Outra ilusão frequente em toda a discussão sobre os Millennials é concluir que, como eles são digitais, as lojas físicas se tornarão irrelevantes. Muito pelo contrário: embora a redução da área de vendas das lojas seja uma tendência, ela se deve muito mais à influência da tecnologia sobre os princípios estratégicos e econômicos do que a uma rejeição do PDV. As pesquisas continuam mostrando que a loja física é o local da materialização da experiência a ser oferecida pelas marcas e que, embora o varejo online deva crescer mais que as vendas físicas, o PDV continuará, por muito tempo, sendo essencial. A evolução tecnológica, porém, permite que o relacionamento das lojas com os clientes extrapole os limites da loja física, começando no celular, passando pelo ponto de venda e não necessariamente terminando em uma compra no PDV.

A loja pode ser mais um ponto de contato no processo de decisão de consumo. E isso vale para clientes dos oito aos 80 anos. Nos Estados Unidos, 25% dos mobile shoppers têm mais de 55 anos e a onipresença dos celulares indica que as marcas devem incorporar o digital aos processos já existentes, e não descartar os comportamentos que os clientes já têm. Até porque pessoas de idades diferentes costumam agir de forma parecida, uma vez que educação, cultura e acesso à informação são mais importantes que a data de nascimento. Conclusão número três: analise o comportamento de seus clientes e não sua faixa etária.

Outro aspecto relevante a considerar: você sabe em que lojas os Millennials costumam comprar? Um estudo divulgado no ano passado pela Nielsen Scarborough nos EUA mostra que das 10 lojas onde os Millennials mais compraram nos três meses anteriores à pesquisa, somente uma era online (a Amazon, claro!).

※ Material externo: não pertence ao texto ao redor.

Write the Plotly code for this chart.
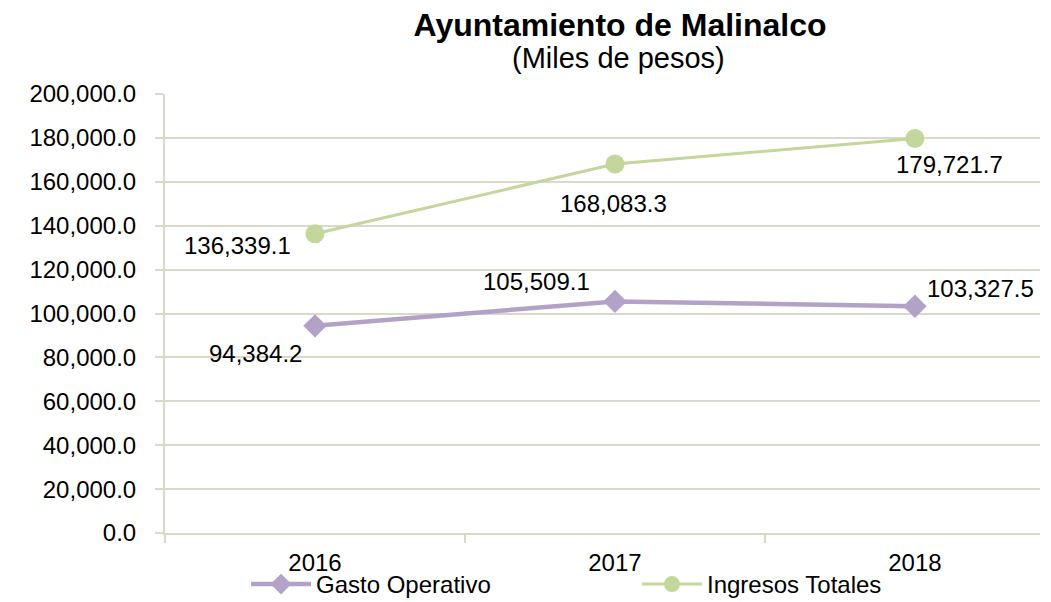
import plotly.graph_objects as go

years = ['2016', '2017', '2018']
gasto_operativo = [94384.2, 105509.1, 103327.5]
ingresos_totales = [136339.1, 168083.3, 179721.7]
y_ticks = list(range(0, 200001, 20000))

PURPLE = '#b3a2c7'
GREEN = '#c3d69b'
GRID = '#d9d9c9'
FONT = 'Liberation Sans, Arial, sans-serif'

# page body adds an 8px margin, so the figure is drawn 8px smaller
W, H = 1043, 594
L, T, R, B = 157, 86, 11, 69
PH = H - T - B
PW = W - L - R

x = list(range(len(years)))

fig = go.Figure()
fig.add_trace(go.Scatter(
    x=x, y=gasto_operativo, name='Gasto Operativo', mode='lines+markers',
    line=dict(color=PURPLE, width=4.5),
    marker=dict(symbol='diamond', size=18, color=PURPLE)))
fig.add_trace(go.Scatter(
    x=x, y=ingresos_totales, name='Ingresos Totales', mode='lines+markers',
    line=dict(color=GREEN, width=3),
    marker=dict(symbol='circle', size=19, color=GREEN)))

# data labels (offsets in pixels from each point)
gasto_offsets = [(-59, -28), (-78, 20), (66, 18)]
ingresos_offsets = [(-77, -12), (-1, -39), (35, -26)]
for vals, offs in ((gasto_operativo, gasto_offsets),
                   (ingresos_totales, ingresos_offsets)):
    for i, v in enumerate(vals):
        fig.add_annotation(
            x=x[i], y=v, text='{:,.1f}'.format(v), showarrow=False,
            xshift=offs[i][0], yshift=offs[i][1],
            font=dict(size=24, color='#000000', family=FONT))

fig.add_annotation(
    text='(Miles de pesos)', xref='paper', yref='paper',
    x=(610 - L) / PW, y=(PH + 36) / PH, showarrow=False,
    xanchor='center', yanchor='middle',
    font=dict(size=29, color='#000000', family=FONT))

fig.update_layout(
    width=W, height=H,
    margin=dict(l=L, r=R, t=T, b=B, autoexpand=False),
    paper_bgcolor='white', plot_bgcolor='white',
    font=dict(family=FONT, size=24, color='#000000'),
    title=dict(
        text='<b>Ayuntamiento de Malinalco</b>',
        x=612 / W, xanchor='center', xref='container',
        y=1 - 17 / H, yanchor='middle', yref='container',
        font=dict(size=32, family=FONT)),
    legend=dict(orientation='h', x=(246 - 165) / PW, xanchor='left',
                y=-(B + 5) / PH, yanchor='bottom', font=dict(size=24),
                entrywidth=316, entrywidthmode='pixels',
                itemwidth=60, bgcolor='rgba(0,0,0,0)'),
    showlegend=True,
)
fig.update_xaxes(
    range=[-0.5, 2.417], tickvals=x, ticktext=years, ticks='',
    showgrid=False, showline=True, linecolor=GRID, linewidth=2,
    zeroline=False, tickfont=dict(size=24), automargin=False,
    ticklabelstandoff=7,
    minor=dict(tick0=-0.5, dtick=1, ticks='outside', ticklen=8,
               tickcolor=GRID, tickwidth=2, showgrid=False))
fig.update_yaxes(
    range=[0, 200000], tickvals=y_ticks, tickformat=',.1f',
    showgrid=True, gridcolor=GRID, gridwidth=2,
    showline=True, linecolor=GRID, linewidth=2,
    ticks='outside', ticklen=8, tickcolor=GRID, tickwidth=2,
    zeroline=False, tickfont=dict(size=24), automargin=False,
    ticklabelstandoff=14)

fig.write_html('out.html')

As outras nove poderiam muito bem ser “a loja dos pais”: Walmart, Target, Dollar Tree, Kohl’s, Dollar General, JC Penney, Family Dollar, Best Buy e Macy’s. Os casos de empresas digitais nascidas há menos de uma década que hoje dominam seus setores são fascinantes e geram capas de revistas, mas para cada Uber, Netflix ou Facebook existem milhares de lojas físicas que continuam a prosperar. No Brasil um estudo semelhante traria uma conclusão parecida. Conclusão número quatro: “apesar de termos feito tudo o que fizemos, ainda somos os mesmos e vivemos como nossos pais”.

Assim, vá devagar. Os Millennials transformarão o mercado, porque é isso que as gerações mais novas sempre fazem. Mas não foque seus esforços nesse público. Pelo menos por enquanto.